FDA rejects Cyberonics device, contradicts panel
Friday, 13 August, 2004
The US Food and Drug Administration has refused to approve a pacemaker-like device made by Houston-based Cyberonics to treat depression rejecting the advice of its own panel of experts.
The panel had recommended approving the nerve-stimulating device, and the agency almost always follows such recommendations.
Cyberonics had been banking on approval of the Vagus Nerve Stimulator to help fuel its growth. The company generates US$110 million a year from the device as a treatment for epilepsy. Analysts estimate the market for chronic depression could be 10 times bigger.
"It is a devastating blow," said analyst Fariba Ghodsian, managing partner at CCL Partners. "This was the upside everyone was looking for."

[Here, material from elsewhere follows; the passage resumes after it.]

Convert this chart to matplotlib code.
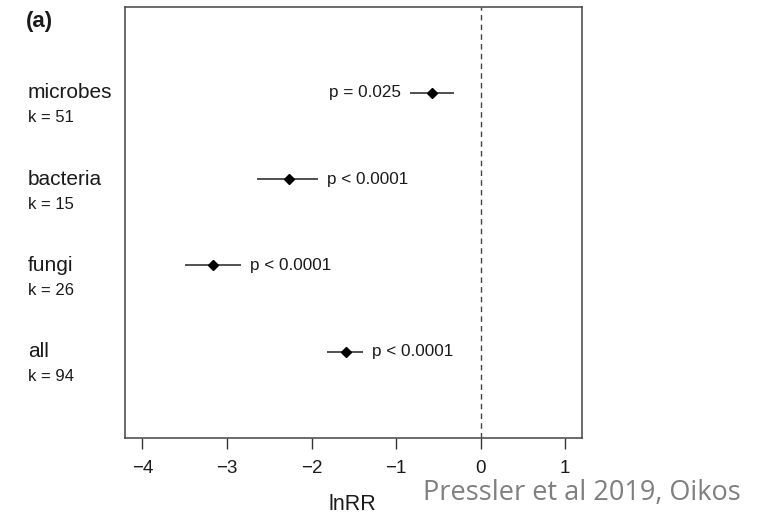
import matplotlib
matplotlib.use("Agg")
import matplotlib.pyplot as plt
import matplotlib.transforms as mtransforms

# Effect sizes (lnRR) with 95% confidence intervals, top to bottom
groups = ["microbes", "bacteria", "fungi", "all"]
k_counts = [51, 15, 26, 94]
estimates = [-0.57, -2.27, -3.16, -1.59]
ci_low = [-0.84, -2.65, -3.50, -1.82]
ci_high = [-0.31, -1.92, -2.83, -1.39]
p_labels = ["p = 0.025", "p < 0.0001", "p < 0.0001", "p < 0.0001"]
p_side = ["left", "right", "right", "right"]
x_ticks = [-4, -3, -2, -1, 0, 1]

plt.rcParams["font.family"] = ["Liberation Sans", "DejaVu Sans"]
plt.rcParams["axes.unicode_minus"] = True

W, H = 761, 523
fig = plt.figure(figsize=(W / 100, H / 100), dpi=100)
ax = fig.add_axes([125 / W, 1 - 438 / H, 456.7 / W, 431.3 / H])

ink = "#1a1a1a"
ypos = [4, 3, 2, 1]

ax.axvline(0, color="#444444", lw=1.0, ls=(0, (4, 3)), zorder=1)

for y, est, lo, hi, lab, side in zip(ypos, estimates, ci_low, ci_high, p_labels, p_side):
    ax.plot([lo, hi], [y, y], color="#222222", lw=1.1, solid_capstyle="butt", zorder=2)
    ax.plot(est, y, marker="D", ms=5.5, color="black", zorder=3)
    if side == "left":
        ax.annotate(lab, xy=(lo, y), xytext=(-9, 0), textcoords="offset pixels",
                    ha="right", va="center", fontsize=12.3, color=ink)
    else:
        ax.annotate(lab, xy=(hi, y), xytext=(9, 0), textcoords="offset pixels",
                    ha="left", va="center", fontsize=12.3, color=ink)

ax.set_xlim(-4.205, 1.194)
ax.set_ylim(0, 5)
ax.set_yticks([])
ax.set_xticks(x_ticks)
ax.set_xticklabels([str(t).replace("-", "\u2212") for t in x_ticks])
ax.tick_params(axis="x", length=8, width=1.0, color="#333333", pad=8,
               labelsize=13.5, labelcolor=ink)
for s in ax.spines.values():
    s.set_color("#444444")
    s.set_linewidth(1.1)

# Group names and study counts left of the panel
blend = mtransforms.blended_transform_factory(fig.transFigure, ax.transData)
for y, name, k in zip(ypos, groups, k_counts):
    ax.annotate(name, xy=(28 / W, y), xycoords=blend, xytext=(0, -5.5),
                textcoords="offset pixels", ha="left", va="baseline",
                fontsize=15, color=ink, annotation_clip=False)
    ax.annotate(f"k = {k}", xy=(28 / W, y), xycoords=blend, xytext=(0, -29.5),
                textcoords="offset pixels", ha="left", va="baseline",
                fontsize=12, color=ink, annotation_clip=False)

fig.text(26 / W, 1 - 27 / H, "(a)", fontsize=16, fontweight="bold",
         ha="left", va="baseline", color=ink)
fig.text(352 / W, 1 - 510 / H, "lnRR", fontsize=15.5, ha="center",
         va="baseline", color=ink)
fig.text(423 / W, 1 - 500 / H, "Pressler et al 2019, Oikos", fontsize=19.5,
         family=["Open Sans", "DejaVu Sans"], color="#7f7f7f",
         ha="left", va="baseline")

fig.savefig("out.png", dpi=100)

Cyberonics said the FDA's reasons for rejecting the device, which is inserted in the neck and stimulates neurons in the brain, included worsening depression in some patients in clinical trials.
The FDA also criticised the design of the clinical trial, which compared patients with the device with a control group that took a variety of depression drugs. Typically, trials are conducted on a randomised basis, where patients don't know whether they are being given the experimental treatment.
Chief Executive Robert Cummins said Cyberonics is considering all options, including legal action, to "try to convince the FDA that it made a mistake."
Cummins said "there was nothing new" in the FDA rejection notice, "nothing that hadn't been considered and discussed at the panel meeting,"
"The FDA inexplicably has chosen to ignore the advice of its advisory panel," he said.
The FDA denied Cyberonics' claim that it was blindsided by the decision. "There were issues relating to the design of the clinical trial that were discussed with the company prior to the decision having been made," said Daniel Schultz, director of the FDA Centre for Devices and Radiological Health.
The FDA advisory panel voted 5 to 2 in June to recommend approval of the device for chronically depressed patients who had failed other treatments.